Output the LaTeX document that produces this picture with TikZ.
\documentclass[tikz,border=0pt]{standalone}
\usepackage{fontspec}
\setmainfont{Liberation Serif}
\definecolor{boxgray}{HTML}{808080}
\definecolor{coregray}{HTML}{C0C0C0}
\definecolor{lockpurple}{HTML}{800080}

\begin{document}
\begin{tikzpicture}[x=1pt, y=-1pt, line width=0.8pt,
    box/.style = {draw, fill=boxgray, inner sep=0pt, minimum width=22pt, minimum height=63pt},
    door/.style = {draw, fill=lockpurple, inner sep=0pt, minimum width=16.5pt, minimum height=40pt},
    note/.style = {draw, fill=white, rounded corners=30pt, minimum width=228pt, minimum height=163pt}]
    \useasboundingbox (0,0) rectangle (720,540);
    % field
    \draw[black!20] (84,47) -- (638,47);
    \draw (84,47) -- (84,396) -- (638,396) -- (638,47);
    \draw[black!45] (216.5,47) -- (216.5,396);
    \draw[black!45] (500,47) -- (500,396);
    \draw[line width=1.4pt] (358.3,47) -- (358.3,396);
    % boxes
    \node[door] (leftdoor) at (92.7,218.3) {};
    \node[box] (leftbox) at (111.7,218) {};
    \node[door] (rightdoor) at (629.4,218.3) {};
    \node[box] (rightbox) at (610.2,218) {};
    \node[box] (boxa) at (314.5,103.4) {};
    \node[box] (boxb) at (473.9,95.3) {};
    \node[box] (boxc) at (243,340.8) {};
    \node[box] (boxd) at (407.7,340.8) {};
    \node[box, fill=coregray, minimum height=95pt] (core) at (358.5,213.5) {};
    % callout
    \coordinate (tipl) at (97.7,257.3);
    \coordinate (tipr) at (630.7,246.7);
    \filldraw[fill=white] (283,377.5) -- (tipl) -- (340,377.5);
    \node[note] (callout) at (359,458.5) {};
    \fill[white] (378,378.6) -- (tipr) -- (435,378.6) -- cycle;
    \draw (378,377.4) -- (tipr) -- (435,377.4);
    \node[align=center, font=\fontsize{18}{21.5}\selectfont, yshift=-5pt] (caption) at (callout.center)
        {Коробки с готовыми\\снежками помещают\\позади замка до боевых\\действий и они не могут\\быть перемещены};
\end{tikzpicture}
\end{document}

┄┄┄┄┄┄┄┄┄┄

_What you need to do:_
Return every line of the material exactly.

_Response:_
Output the LaTeX document that produces this picture with TikZ.
\documentclass[tikz,border=0pt]{standalone}
\usepackage{fontspec}
\setmainfont{Liberation Serif}
\definecolor{boxgray}{HTML}{808080}
\definecolor{coregray}{HTML}{C0C0C0}
\definecolor{lockpurple}{HTML}{800080}

\begin{document}
\begin{tikzpicture}[x=1pt, y=-1pt, line width=0.8pt,
    box/.style = {draw, fill=boxgray, inner sep=0pt, minimum width=22pt, minimum height=63pt},
    door/.style = {draw, fill=lockpurple, inner sep=0pt, minimum width=16.5pt, minimum height=40pt},
    note/.style = {draw, fill=white, rounded corners=30pt, minimum width=228pt, minimum height=163pt}]
    \useasboundingbox (0,0) rectangle (720,540);
    % field
    \draw[black!20] (84,47) -- (638,47);
    \draw (84,47) -- (84,396) -- (638,396) -- (638,47);
    \draw[black!45] (216.5,47) -- (216.5,396);
    \draw[black!45] (500,47) -- (500,396);
    \draw[line width=1.4pt] (358.3,47) -- (358.3,396);
    % boxes
    \node[door] (leftdoor) at (92.7,218.3) {};
    \node[box] (leftbox) at (111.7,218) {};
    \node[door] (rightdoor) at (629.4,218.3) {};
    \node[box] (rightbox) at (610.2,218) {};
    \node[box] (boxa) at (314.5,103.4) {};
    \node[box] (boxb) at (473.9,95.3) {};
    \node[box] (boxc) at (243,340.8) {};
    \node[box] (boxd) at (407.7,340.8) {};
    \node[box, fill=coregray, minimum height=95pt] (core) at (358.5,213.5) {};
    % callout
    \coordinate (tipl) at (97.7,257.3);
    \coordinate (tipr) at (630.7,246.7);
    \filldraw[fill=white] (283,377.5) -- (tipl) -- (340,377.5);
    \node[note] (callout) at (359,458.5) {};
    \fill[white] (378,378.6) -- (tipr) -- (435,378.6) -- cycle;
    \draw (378,377.4) -- (tipr) -- (435,377.4);
    \node[align=center, font=\fontsize{18}{21.5}\selectfont, yshift=-5pt] (caption) at (callout.center)
        {Коробки с готовыми\\снежками помещают\\позади замка до боевых\\действий и они не могут\\быть перемещены};
\end{tikzpicture}
\end{document}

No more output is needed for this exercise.